Abstract

Abstract Expanding earlier studies on the boreal spring and autumn rainy seasons in equatorial East Africa, pending challenges on the mechanisms of rainfall variability, are investigated. Eastward pressure gradient and slack south Indian Ocean trade winds allow surface equatorial westerlies in spring and autumn. Complementing that, upper-tropospheric easterlies are required for the development of a zonal vertical circulation cell along the Indian Ocean equator. Because of the summer warming and high stand of upper-tropospheric topography over South Asia, strong upper-tropospheric easterlies over the tropical northern and equatorial Indian Ocean persist from summer into autumn, thus allowing the development of a zonal vertical circulation cell. By contrast, the winter cooling entails low stand of upper-tropospheric topography in the north, thus hindering easterlies over the equator.
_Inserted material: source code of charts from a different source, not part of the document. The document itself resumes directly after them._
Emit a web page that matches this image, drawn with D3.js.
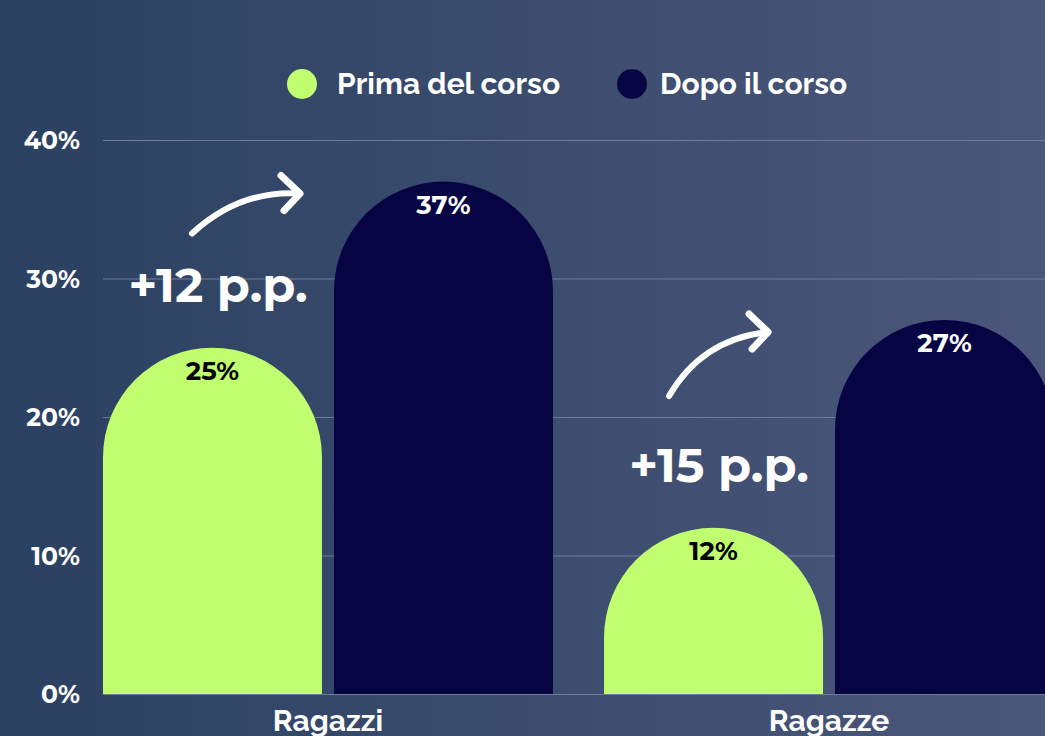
<!DOCTYPE html>
<html>
<head>
<meta charset="utf-8">
<script src="https://cdn.jsdelivr.net/npm/d3@7"></script>
<style>
  html, body { margin: 0; padding: 0; background: #2c4262; }
  #chart { width: 1045px; height: 736px; overflow: hidden; }
  text { font-family: Montserrat, Lato, "Open Sans", sans-serif; }
</style>
</head>
<body>
<div id="chart"></div>
<script>
const categories = ['Ragazzi', 'Ragazze'];
const seriesNames = ['Prima del corso', 'Dopo il corso'];
const prima = [25, 12];
const dopo = [37, 27];
const yTicks = [0, 10, 20, 30, 40];
const deltas = ['+12 p.p.', '+15 p.p.'];

const colors = {'Prima del corso': '#c1fe6f', 'Dopo il corso': '#070444'};
const labelColors = {'Prima del corso': '#000000', 'Dopo il corso': '#ffffff'};

const W = 1045, H = 736;

const svg = d3.select('#chart')
    .append('svg')
    .attr('width', W)
    .attr('height', H);

// Sfondo sfumato
const defs = svg.append('defs');
const grad = defs.append('linearGradient')
    .attr('id', 'bg')
    .attr('x1', '0%').attr('x2', '100%')
    .attr('y1', '0%').attr('y2', '0%');
grad.append('stop').attr('offset', '0%').attr('stop-color', '#2b4161');
grad.append('stop').attr('offset', '100%').attr('stop-color', '#4b577a');
svg.append('rect')
    .attr('width', W).attr('height', H)
    .attr('fill', 'url(#bg)');

// Scale
const x0 = d3.scaleBand()
    .domain(categories)
    .range([103, 1054])
    .paddingInner(0.102)
    .paddingOuter(0);

const x1 = d3.scaleBand()
    .domain(seriesNames)
    .range([0, x0.bandwidth()])
    .paddingInner(0.052);

const y = d3.scaleLinear()
    .domain([0, 40])
    .range([694, 140]);

// Griglia
svg.append('g')
    .selectAll('line')
    .data(yTicks)
    .enter()
    .append('line')
    .attr('x1', 103)
    .attr('x2', W)
    .attr('y1', d => y(d) + 0.5)
    .attr('y2', d => y(d) + 0.5)
    .attr('stroke', '#6f7d99')
    .attr('stroke-width', 1);

// Etichette asse Y
svg.append('g')
    .selectAll('text')
    .data(yTicks)
    .enter()
    .append('text')
    .attr('x', 80)
    .attr('y', d => y(d))
    .attr('dy', '0.36em')
    .attr('text-anchor', 'end')
    .attr('fill', '#ffffff')
    .style('font-size', '25px')
    .style('font-weight', 700)
    .text(d => d + '%');

// Dati per le barre
const barData = [];
categories.forEach((c, i) => {
    barData.push({cat: c, series: 'Prima del corso', value: prima[i]});
    barData.push({cat: c, series: 'Dopo il corso', value: dopo[i]});
});

function roundedTop(d) {
    const bx = x0(d.cat) + x1(d.series);
    const bw = x1.bandwidth();
    const top = y(d.value);
    const base = y(0);
    const r = bw / 2;
    const p = d3.path();
    p.moveTo(bx, base);
    p.lineTo(bx, top + r);
    p.arc(bx + r, top + r, r, Math.PI, 2 * Math.PI);
    p.lineTo(bx + bw, base);
    p.closePath();
    return p.toString();
}

const bars = svg.append('g');
bars.selectAll('path')
    .data(barData)
    .enter()
    .append('path')
    .attr('d', roundedTop)
    .attr('fill', d => colors[d.series]);

bars.selectAll('text')
    .data(barData)
    .enter()
    .append('text')
    .attr('x', d => x0(d.cat) + x1(d.series) + x1.bandwidth() / 2)
    .attr('y', d => y(d.value) + 32)
    .attr('text-anchor', 'middle')
    .attr('fill', d => labelColors[d.series])
    .style('font-size', '26px')
    .style('font-weight', 700)
    .text(d => d.value + '%');

// Etichette categorie
svg.append('g')
    .selectAll('text')
    .data(categories)
    .enter()
    .append('text')
    .attr('x', d => x0(d) + x0.bandwidth() / 2)
    .attr('y', 731)
    .attr('text-anchor', 'middle')
    .attr('fill', '#ffffff')
    .style('font-size', '30px')
    .style('font-weight', 700)
    .style('font-family', 'Raleway, Lato, sans-serif')
    .text(d => d);

// Annotazioni: frecce e differenze
const ann = svg.append('g');
const arrowStart = [[89, 52], [65, 76]];
const arrowCtrl = [[48, 8], [33, 19]];
const arrowEnd = [[197, 12], [164, 12]];
categories.forEach((c, i) => {
    const gx = x0(c);
    const yPrima = y(prima[i]);
    const yDopo = y(dopo[i]);

    ann.append('text')
        .attr('x', gx + 115)
        .attr('y', yPrima - 46)
        .attr('text-anchor', 'middle')
        .attr('fill', '#ffffff')
        .style('font-size', '48px')
        .style('font-weight', 700)
        .text(deltas[i]);

    const sx = gx + arrowStart[i][0], sy = yDopo + arrowStart[i][1];
    const cx = gx + arrowCtrl[i][0] + arrowStart[i][0], cy = yDopo + arrowCtrl[i][1];
    const ex = gx + arrowEnd[i][0], ey = yDopo + arrowEnd[i][1];
    ann.append('path')
        .attr('d', `M${sx},${sy} Q${cx},${cy} ${ex},${ey}`)
        .attr('fill', 'none')
        .attr('stroke', '#ffffff')
        .attr('stroke-width', 6)
        .attr('stroke-linecap', 'round');
    ann.append('path')
        .attr('d', `M${ex - 19},${ey - 18} L${ex},${ey} L${ex - 16},${ey + 17}`)
        .attr('fill', 'none')
        .attr('stroke', '#ffffff')
        .attr('stroke-width', 7)
        .attr('stroke-linecap', 'round')
        .attr('stroke-linejoin', 'round');
});

// Legenda
const legendX = [302, 632];
const legendGap = [35, 28];
const legend = svg.append('g');
seriesNames.forEach((s, i) => {
    legend.append('circle')
        .attr('cx', legendX[i])
        .attr('cy', 84)
        .attr('r', 15)
        .attr('fill', colors[s]);
    legend.append('text')
        .attr('x', legendX[i] + legendGap[i])
        .attr('y', 94)
        .attr('fill', '#ffffff')
        .style('font-size', '30px')
        .style('font-weight', 700)
        .style('font-family', 'Raleway, Lato, sans-serif')
        .text(s);
});
</script>
</body>
</html>
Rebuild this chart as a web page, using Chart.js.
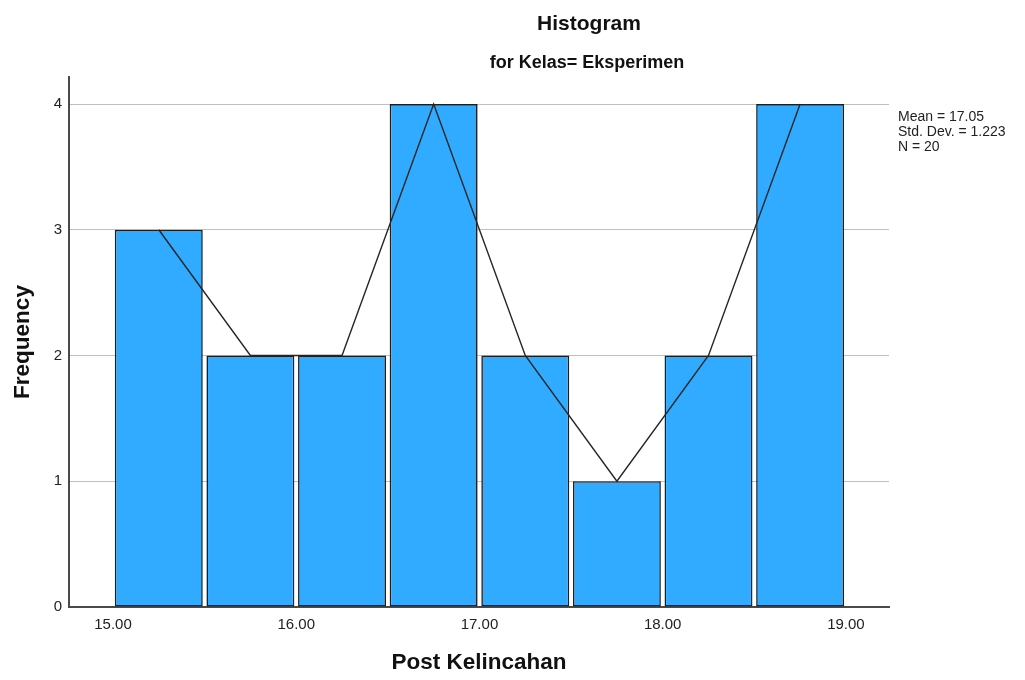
<!DOCTYPE html>
<html>
<head>
<meta charset="utf-8">
<title>Histogram - Post Kelincahan</title>
<script src="https://cdn.jsdelivr.net/npm/chart.js@4/dist/chart.umd.min.js"></script>
<style>
  html, body { margin: 0; padding: 0; background: #ffffff; }
  #wrap { width: 1025px; height: 680px; }
</style>
</head>
<body>
<div id="wrap"><canvas id="hist" width="1025" height="680"></canvas></div>
<script>
// Bin centres (bin width 0.5) and the count in each bin
const binCenters = [15.25, 15.75, 16.25, 16.75, 17.25, 17.75, 18.25, 18.75];
const frequencies = [3, 2, 2, 4, 2, 1, 2, 4];

// Axis ticks
const xTickValues = [15, 16, 17, 18, 19];
const yTickValues = [0, 1, 2, 3, 4];

// Headings and summary statistics
const chartTitle = 'Histogram';
const chartSubtitle = 'for Kelas= Eksperimen';
const xAxisTitle = 'Post Kelincahan';
const yAxisTitle = 'Frequency';
const statLines = ['Mean = 17.05', 'Std. Dev. = 1.223', 'N = 20'];

const FONT = "'Liberation Sans', Arial, sans-serif";

const points = binCenters.map((c, i) => ({ x: c, y: frequencies[i] }));

// Draws the two-line heading and the statistics block
const annotations = {
  id: 'annotations',
  afterDraw(chart) {
    const ctx = chart.ctx;
    ctx.save();
    ctx.fillStyle = '#111111';
    ctx.textAlign = 'center';
    ctx.textBaseline = 'alphabetic';
    ctx.font = 'bold 21px ' + FONT;
    ctx.fillText(chartTitle, 589, 30);
    ctx.font = 'bold 18px ' + FONT;
    ctx.fillText(chartSubtitle, 587, 68);

    ctx.textAlign = 'left';
    ctx.font = '14px ' + FONT;
    ctx.fillStyle = '#222222';
    const x = chart.chartArea.right + 9;
    statLines.forEach((s, i) => ctx.fillText(s, x, 120.5 + i * 15));
    ctx.restore();
  }
};

new Chart(document.getElementById('hist'), {
  type: 'bar',
  data: {
    datasets: [
      {
        type: 'line',
        data: points,
        borderColor: '#262626',
        borderWidth: 1.4,
        pointRadius: 0,
        fill: false,
        tension: 0,
        order: 0
      },
      {
        type: 'bar',
        data: points,
        backgroundColor: '#30abff',
        borderColor: '#1a1f24',
        borderWidth: 1.6,
        borderSkipped: false,
        categoryPercentage: 1,
        barPercentage: 0.96,
        order: 1
      }
    ]
  },
  options: {
    responsive: false,
    devicePixelRatio: 1,
    animation: false,
    layout: { padding: { top: 77, right: 136, bottom: 0, left: 0 } },
    plugins: {
      legend: { display: false },
      tooltip: { enabled: false },
      title: { display: false }
    },
    scales: {
      x: {
        type: 'linear',
        min: 14.76,
        max: 19.235,
        offset: false,
        grid: { display: false, drawTicks: false, offset: false },
        border: { display: true, color: '#4a4a4a', width: 2 },
        afterBuildTicks(scale) { scale.ticks = xTickValues.map(v => ({ value: v })); },
        afterFit(scale) { scale.height = 73; },
        ticks: {
          padding: 9,
          color: '#222222',
          font: { family: FONT, size: 15 },
          maxRotation: 0,
          callback: v => Number(v).toFixed(2)
        },
        title: {
          display: true,
          text: xAxisTitle,
          color: '#111111',
          font: { family: FONT, size: 22.5, weight: 'bold' },
          padding: { top: 0, bottom: 4 }
        }
      },
      y: {
        type: 'linear',
        min: 0,
        max: 4.215,
        grid: {
          drawTicks: false,
          lineWidth: 1,
          color: c => (c.tick && c.tick.value === 0 ? 'rgba(0,0,0,0)' : '#bfbfbf')
        },
        border: { display: true, color: '#4a4a4a', width: 2 },
        afterBuildTicks(scale) { scale.ticks = yTickValues.map(v => ({ value: v })); },
        afterFit(scale) { scale.width = 69; },
        ticks: {
          padding: 7,
          color: '#222222',
          font: { family: FONT, size: 15 },
          callback: v => String(v)
        },
        title: {
          display: true,
          text: yAxisTitle,
          color: '#111111',
          font: { family: FONT, size: 22.5, weight: 'bold' },
          padding: { top: 9, bottom: 0 }
        }
      }
    }
  },
  plugins: [annotations]
});
</script>
</body>
</html>
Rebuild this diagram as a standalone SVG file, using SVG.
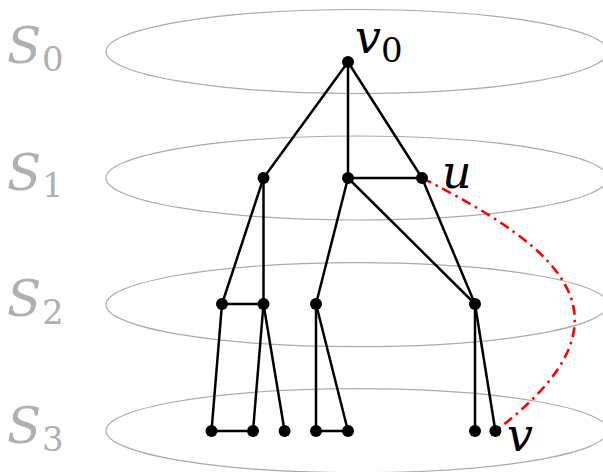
<svg xmlns="http://www.w3.org/2000/svg" width="603" height="472" viewBox="0 0 603 472">
<style>
.layer{fill:none;stroke:#aaaaaa;stroke-width:1.2}
text{font-family:'DejaVu Serif',serif}
.lbl{fill:#b0b0b0}
.txt{fill:#000}
.big{font-style:italic;font-size:50px}
.it{font-style:italic;font-size:46px}
.sub{font-size:34px}
.e{stroke:#000;stroke-width:2.5;fill:none;stroke-linecap:round}
.n{fill:#000}
.red{fill:none;stroke:#ff0000;stroke-width:2.6;stroke-dasharray:10 5 2.5 5}
</style>
<g id="layers">
<ellipse class="layer" cx="357" cy="51.5" rx="251" ry="42"/>
<ellipse class="layer" cx="357" cy="178" rx="251" ry="42"/>
<ellipse class="layer" cx="357" cy="304.7" rx="251" ry="42"/>
<ellipse class="layer" cx="357" cy="430.7" rx="251" ry="42"/>
</g>
<g id="layer-labels">
<text class="lbl big" x="7" y="63">S</text><text class="lbl sub" x="42" y="70.7">0</text>
<text class="lbl big" x="7" y="189.7">S</text><text class="lbl sub" x="42" y="197.4">1</text>
<text class="lbl big" x="7" y="316.4">S</text><text class="lbl sub" x="42" y="324.1">2</text>
<text class="lbl big" x="7" y="443">S</text><text class="lbl sub" x="42" y="450.7">3</text>
</g>
<g id="connectors">
<path class="red" d="M422,178 C565,250.5 643,319 495.4,431"/>
<line class="e" x1="348" y1="62" x2="263.5" y2="178"/>
<line class="e" x1="348" y1="62" x2="348" y2="178"/>
<line class="e" x1="348" y1="62" x2="422" y2="178"/>
<line class="e" x1="348" y1="178" x2="422" y2="178"/>
<line class="e" x1="263.5" y1="178" x2="222" y2="304"/>
<line class="e" x1="263.5" y1="178" x2="263.5" y2="304"/>
<line class="e" x1="348" y1="178" x2="316" y2="304"/>
<line class="e" x1="348" y1="178" x2="475" y2="304"/>
<line class="e" x1="422" y1="178" x2="475" y2="304"/>
<line class="e" x1="222" y1="304" x2="263.5" y2="304"/>
<line class="e" x1="222" y1="304" x2="211.5" y2="431"/>
<line class="e" x1="263.5" y1="304" x2="253" y2="431"/>
<line class="e" x1="263.5" y1="304" x2="284.6" y2="431"/>
<line class="e" x1="211.5" y1="431" x2="253" y2="431"/>
<line class="e" x1="316" y1="304" x2="316" y2="431"/>
<line class="e" x1="316" y1="304" x2="348" y2="431"/>
<line class="e" x1="316" y1="431" x2="348" y2="431"/>
<line class="e" x1="475" y1="304" x2="475" y2="431"/>
<line class="e" x1="475" y1="304" x2="495.4" y2="431"/>
</g>
<g id="v0"><circle class="n" cx="348" cy="62" r="6"/><text class="txt it" x="355" y="53">v</text><text class="txt sub" x="381" y="61.7">0</text></g>
<g id="a1"><circle class="n" cx="263.5" cy="178" r="6"/></g>
<g id="a2"><circle class="n" cx="348" cy="178" r="6"/></g>
<g id="u"><circle class="n" cx="422" cy="178" r="6"/><text class="txt it" x="442" y="188">u</text></g>
<g id="b1"><circle class="n" cx="222" cy="304" r="6"/></g>
<g id="b2"><circle class="n" cx="263.5" cy="304" r="6"/></g>
<g id="b3"><circle class="n" cx="316" cy="304" r="6"/></g>
<g id="b4"><circle class="n" cx="475" cy="304" r="6"/></g>
<g id="c1"><circle class="n" cx="211.5" cy="431" r="6"/></g>
<g id="c2"><circle class="n" cx="253" cy="431" r="6"/></g>
<g id="c3"><circle class="n" cx="284.6" cy="431" r="6"/></g>
<g id="c4"><circle class="n" cx="316" cy="431" r="6"/></g>
<g id="c5"><circle class="n" cx="348" cy="431" r="6"/></g>
<g id="c6"><circle class="n" cx="475" cy="431" r="6"/></g>
<g id="v"><circle class="n" cx="495.4" cy="431" r="6"/><text class="txt it" x="507" y="451">v</text></g>
</svg>
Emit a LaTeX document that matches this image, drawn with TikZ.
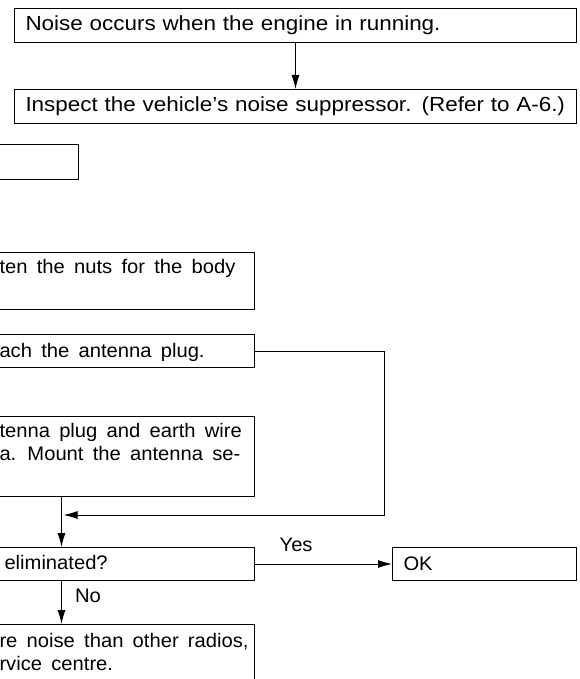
\documentclass[tikz,border=0pt]{standalone}
\usepackage{fontspec}
\setmainfont[FakeStretch=1.1,WordSpace=1.85]{Liberation Sans}
\newfontfamily\lowfont[FakeStretch=1.03,WordSpace=1.65]{Liberation Sans}
\usetikzlibrary{arrows.meta}
\begin{document}
\begin{tikzpicture}[x=0.5pt,y=-0.5pt,line width=0.5pt,
  every node/.style={font=\lowfont\fontsize{9.8}{11.5}\selectfont},
  box/.style={draw,rectangle,inner sep=0pt,anchor=north east},
  tbox/.style={draw,rectangle,inner ysep=0pt,inner xsep=5.5pt,align=left,anchor=north west},
  top/.style={font=\rmfamily\fontsize{10.2}{11.5}\selectfont},
  txt/.style={inner sep=0pt,align=left,anchor=base west},
  arr/.style={-{Latex[length=7pt,width=4pt]}}]
\useasboundingbox (0,0) rectangle (579,679);
\clip (0,0) rectangle (579,679);
\node[tbox,top,text width=270pt,minimum height=17pt] (n1) at (14,8) {Noise occurs when the engine in running.};
\node[tbox,top,text width=270pt,minimum height=17pt] (n2) at (14,89) {Inspect the vehicle's noise suppressor. (Refer to A-6.)};
\node[box,minimum width=100pt,minimum height=17.5pt] (n3) at (79,144) {};
\node[box,minimum width=193pt,minimum height=28.5pt] (n4) at (255,252) {};
\node[box,minimum width=193pt,minimum height=16.5pt] (n5) at (255,334) {};
\node[box,minimum width=193pt,minimum height=40pt] (n6) at (255,416) {};
\node[box,minimum width=193pt,minimum height=16.5pt] (n7) at (255,547) {};
\node[tbox,text width=81pt,minimum height=16.5pt] (ok) at (392,547) {OK};
\node[box,minimum width=193pt,minimum height=35pt] (n8) at (255,624) {};
\node[txt] (t4) at (-1,273) {ten the nuts for the body};
\node[txt] (t5) at (-1,357) {ach the antenna plug.};
\node[txt] (t6) at (-1,460) {tenna plug and earth wire\\a. Mount the antenna se-};
\node[txt] (t7) at (4,569) {eliminated?};
\node[txt] (t8) at (-1,670) {re noise than other radios,\\rvice centre.};
\coordinate (c1) at (384,515);
\draw[arr] (n1.south) -- (n2.north);
\draw[arr,shorten >=1pt] (n5.east) -| (c1) -- (c1 -| n6.south);
\draw[arr] (n6.south) -- (n7.north);
\draw[arr] (n7.east) -- node[pos=0.3,above=6pt,inner sep=0pt] (yes) {Yes} (ok.west);
\draw[arr] (n7.south) -- node[pos=0.35,right=6.5pt,inner sep=0pt] (no) {No} (n8.north);
\end{tikzpicture}
\end{document}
Consequently, an equatorial zonal circulation cell does not develop in boreal spring. The equatorial zonal circulation cell, with subsidence over East Africa, strongly controls the boreal autumn rains, as evidenced in their tight correlation with the equatorial westerlies. In a related vein, rain gauge stations show much shared variance in boreal autumn as compared to spring. Plausibly consistent with this, boreal autumn rather than spring has brought the extreme flood and drought disasters in the course of the past half-century.